The 143-year-old BSE will start a new innings with the launch of its commodity exchange on October 1.

The exchange, which will start trading in gold and silver contracts, is hoping to take on rivals with its promise of lower trading charges and superior technology.

BSE will face competition not only from existing players such as MCX, NCDEX and ICEX, but also from the NSE, which too is making its commodity debut on October 1.

Ashishkumar Chauhan, MD and CEO of BSE, told BusinessLine the exchange has received SEBI approval to launch gold and silver contracts. Applications will next be made for crude and natural gas, and later for other base metals. The focus will shift to agriculture commodities, too.

“We expect people who are familiar with BSE and not trading on MCX to trade with us. Of the 1,400 registered members, 450 have already taken membership in the commodity exchange,” he said.
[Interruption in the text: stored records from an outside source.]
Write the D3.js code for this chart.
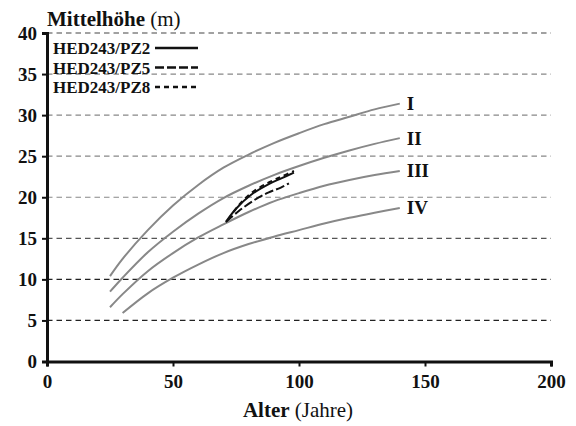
<!DOCTYPE html>
<html><head><meta charset="utf-8">
<script src="https://cdn.jsdelivr.net/npm/d3@7"></script>
<style>body{margin:0;background:#fff}svg{display:block}text{font-family:"Liberation Serif","Times New Roman",serif;fill:#111}</style>
</head><body><svg id="c" width="576" height="426"></svg>
<script>
// ---- data ----
const xTicks = [0, 50, 100, 150, 200];
const yTicks = [0, 5, 10, 15, 20, 25, 30, 35, 40];
const gridValues = [5, 10, 15, 20, 25, 30, 35, 40];
const siteLabels = ["I", "II", "III", "IV"];
const agesA = [25, 30, 40, 50, 60, 70, 80, 90, 100, 110, 120, 130, 140];
const siteI   = [10.4, 12.5, 16.0, 19.0, 21.5, 23.6, 25.2, 26.6, 27.8, 28.9, 29.8, 30.7, 31.4];
const siteII  = [8.5, 10.2, 13.3, 15.8, 18.0, 19.9, 21.4, 22.7, 23.8, 24.8, 25.7, 26.5, 27.2];
const siteIII = [6.6, 8.2, 11.0, 13.2, 15.1, 16.7, 18.2, 19.5, 20.5, 21.4, 22.1, 22.7, 23.2];
const agesIV = [30, 40, 50, 60, 70, 80, 90, 100, 110, 120, 130, 140];
const siteIV  = [5.9, 8.3, 10.2, 11.8, 13.2, 14.3, 15.2, 16.0, 16.8, 17.5, 18.1, 18.7];
const seriesNames = ["HED243/PZ2", "HED243/PZ5", "HED243/PZ8"];
const agesPZ2 = [71, 75, 81, 88, 93, 98];
const hPZ2    = [17.0, 18.6, 20.3, 21.6, 22.3, 23.0];
const agesPZ5 = [71, 76, 82, 88, 93, 96];
const hPZ5    = [17.0, 18.3, 19.6, 20.6, 21.2, 21.7];
const agesPZ8 = [72, 76, 81, 88, 93, 98];
const hPZ8    = [17.3, 19.0, 20.5, 21.8, 22.5, 23.2];

// ---- layout ----
const svg = d3.select("#c");
const x = d3.scaleLinear().domain([0, 200]).range([47, 551]);
const y = d3.scaleLinear().domain([0, 40]).range([361.5, 33]);
const F = 'Liberation Serif, Times New Roman, serif';

// gridlines
const gridColor = v => (v <= 10 ? "#222" : v === 15 ? "#555" : v === 40 ? "#444" : "#888");
svg.append("g").selectAll("line").data(gridValues).join("line")
  .attr("x1", x(0)).attr("x2", x(200))
  .attr("y1", d => y(d)).attr("y2", d => y(d))
  .attr("stroke", gridColor).attr("stroke-width", 1.2)
  .attr("stroke-dasharray", "5.5,4");

// site index curves
const sites = [
  {name: siteLabels[0], ages: agesA, h: siteI},
  {name: siteLabels[1], ages: agesA, h: siteII},
  {name: siteLabels[2], ages: agesA, h: siteIII},
  {name: siteLabels[3], ages: agesIV, h: siteIV}
];
const line = d3.line().x(d => x(d[0])).y(d => y(d[1])).curve(d3.curveCatmullRom);
sites.forEach(s => {
  const pts = s.ages.map((a, i) => [a, s.h[i]]);
  svg.append("path").attr("d", line(pts))
    .attr("fill", "none").attr("stroke", "#888").attr("stroke-width", 2);
  const last = pts[pts.length - 1];
  svg.append("text").attr("x", x(last[0]) + 7).attr("y", y(last[1]) + 6.5)
    .attr("font-size", 19).attr("font-weight", "bold").text(s.name);
});

// PZ series
const pz = [
  {name: seriesNames[0], ages: agesPZ2, h: hPZ2, dash: null},
  {name: seriesNames[1], ages: agesPZ5, h: hPZ5, dash: "9,3"},
  {name: seriesNames[2], ages: agesPZ8, h: hPZ8, dash: "5,4"}
];
pz.forEach(s => {
  const pts = s.ages.map((a, i) => [a, s.h[i]]);
  svg.append("path").attr("d", line(pts))
    .attr("fill", "none").attr("stroke", "#111").attr("stroke-width", 2)
    .attr("stroke-dasharray", s.dash);
});

// axes
const yAxis = d3.axisLeft(y).tickValues(yTicks).tickSize(5).tickPadding(5);
const gy = svg.append("g").attr("transform", `translate(${x(0)},0)`).call(yAxis);
const xAxis = d3.axisBottom(x).tickValues(xTicks).tickSize(5).tickPadding(8);
const gx = svg.append("g").attr("transform", `translate(0,${y(0)})`).call(xAxis);
[gx, gy].forEach(g => {
  g.attr("font-family", F);
  g.select(".domain").attr("stroke", "#111").attr("stroke-width", 3);
  g.selectAll(".tick line").attr("stroke", "#111").attr("stroke-width", 2);
  g.selectAll(".tick text").attr("font-size", 19)
    .attr("font-weight", "bold").attr("fill", "#111");
});

// titles
const t1 = svg.append("text").attr("x", 47).attr("y", 26).attr("font-size", 21);
t1.append("tspan").attr("font-weight", "bold").text("Mittelhöhe");
t1.append("tspan").text(" (m)");
const t2 = svg.append("text").attr("x", 298).attr("y", 417).attr("font-size", 21)
  .attr("text-anchor", "middle");
t2.append("tspan").attr("font-weight", "bold").text("Alter");
t2.append("tspan").text(" (Jahre)");

// legend
const legY = [48, 67.5, 87];
pz.forEach((s, i) => {
  svg.append("text").attr("x", 53).attr("y", legY[i] + 6)
    .attr("font-size", 17).attr("font-weight", "bold").text(s.name);
  svg.append("line").attr("x1", 155).attr("x2", 198)
    .attr("y1", legY[i]).attr("y2", legY[i])
    .attr("stroke", "#111").attr("stroke-width", 2.5)
    .attr("stroke-dasharray", s.dash);
});
</script></body></html>
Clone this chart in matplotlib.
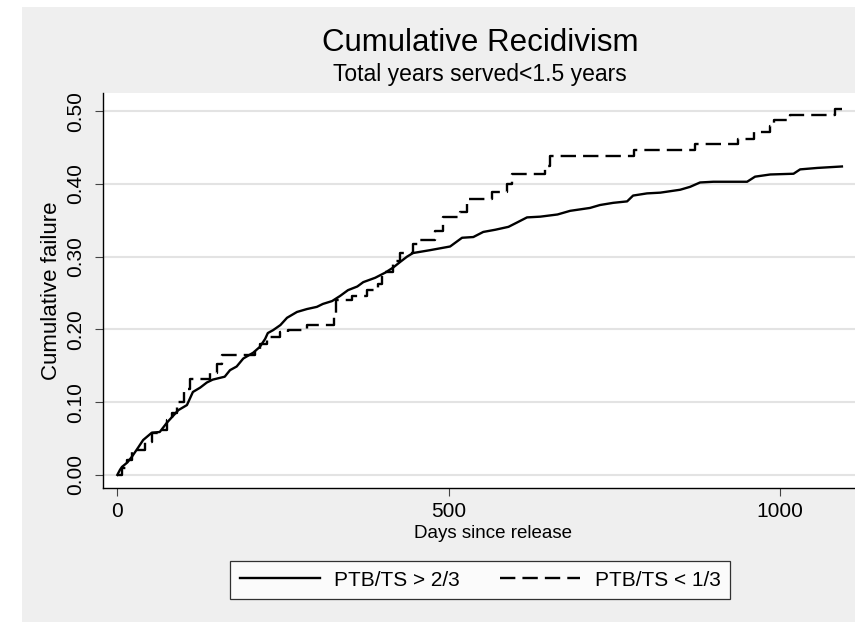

Intense competition has driven two exchanges — Kotak Group-promoted ACE Commodity Exchange and Universal Commodity Exchange — to shut shop, and the oldest exchange, NMCE, to merge with ICEX.

In fact, rumours of an MCX-NSE merger for substantial commodity play refused to die down even after the two denied it.

Chauhan is not unduly worried about five exchanges competing in the narrow commodity exchange space. Before the launch of electronic commodity exchanges, there were 20 regional commodity exchanges surviving on a single commodity and a small group of investors, he recalled.

“If an exchange can survive with a single commodity, India, with a population of 125 crore, can easily accommodate five exchanges,” he said.

“We are not worried about the merger talks (of MCX and NSE),” he added. “We have members in 3,000 cities and over 2,000 terminals. All of them are our opportunity in the commodity venture.”

The Indian futures market developed independent of the spot market because it took the easy route of taking foreign prices for trade settlement. The end users lost connect with the futures market and the number of participants declined to about 50,000 a day, he said. It is abysmally low considering the fact that every single consumer carries commodity risk, he added.